How is the spherical coordinate metric tensor derived?
That is simply the metric of an euclidean space, not spacetime, expressed in spherical coordinates. It can be the spacial part of the metric in relativity.

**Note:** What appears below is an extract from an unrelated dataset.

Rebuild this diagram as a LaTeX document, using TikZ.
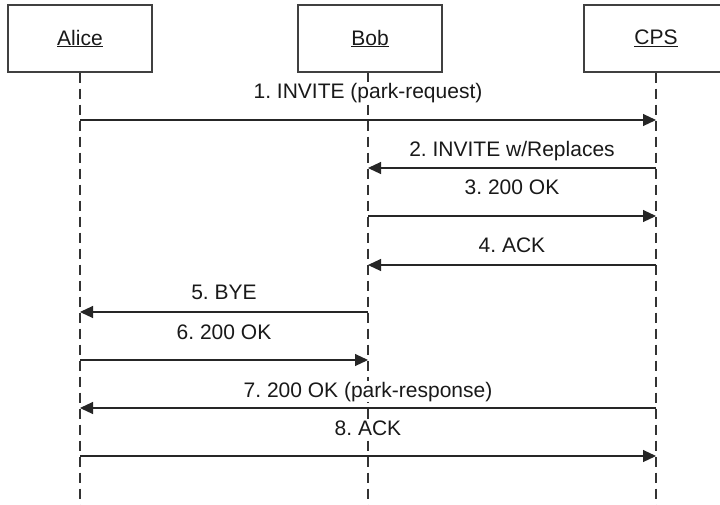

We have this coordinate transfromation:
$$ x'^1= x= r\, \sin\theta \,\cos\phi =x^1 \sin(x^2)\cos(x^3) $$
$$x'^2= y= r\, \sin\theta \,\sin\phi =x^1 \sin(x^2)\sin(x^3)$$ $$x'^3= z= r\, \cos\theta = x^1\ \cos(x^2) $$
With $\, x^1=r, \quad x^2=\theta, \quad x^3=\phi \quad$ and $\quad x'^1=x, \quad x'^2=y, \quad x'^3=z$
Now you start from
$$ \eta_{ij} = \frac{\partial {x'^1}}{\partial {x^i}} \frac{\partial {x'^1}}{\partial {x^j}} +\frac{\partial {x'^2}}{\partial {x^i}}\frac{\partial x'^2}{\partial x^j} + \frac{\partial {x'^3}}{\partial {x^i}}\frac{\partial x'^3}{\partial x^j} $$
And doing it for each component you obtain the result you're looking for. I'll illustrate the case for $\eta_{22}$
$$ \eta_{22}= \frac{\partial {x'^1}}{\partial {x^2}} \frac{\partial {x'^1}}{\partial {x^2}} +\frac{\partial {x'^2}}{\partial {x^2}}\frac{\partial x'^2}{\partial x^2} + \frac{\partial {x'^3}}{\partial {x^2}}\frac{\partial x'^3}{\partial x^2} = \\ \frac{\partial {x}}{\partial {\theta}} \frac{\partial {x}}{\partial {\theta}} +\frac{\partial {y}}{\partial {\theta}}\frac{\partial y}{\partial \theta} + \frac{\partial {z}}{\partial {\theta}}\frac{\partial z}{\partial \theta} = \\ r^2 \cos^2\theta \, \cos^2\phi + r^2 \cos^2\theta \sin^2\phi + r^2 \sin^2\theta = r^2 $$
Where use has been made of the well known relation $\quad$ $\sin^2 \alpha +\cos^2\alpha=1$
In spherical one can show that the line element $$ ds^2=dx^2+dy^2+dz^2= dr^2+r^2d\theta^2+r^2\sin^2\theta\,d\phi^2= g_{ij}d\xi_id\xi_j $$ with $(\xi_1,\xi_2,\xi_3)=(x,y,z)$ or $(r,\theta,\phi)$, and the usual \begin{align} z&=r\cos\theta\, ,\qquad\qquad\qquad x=r\sin\theta\cos\phi\, ,\quad y=r\sin\theta\sin\phi\, ,\\ dz&=\cos\theta\,dr-r\sin\theta d\theta\qquad\hbox{etc.} \end{align} From $ds^2$ one can just read off the entries as the coefficients of $dr^2$, $d\theta^2$ and $d\phi^2$.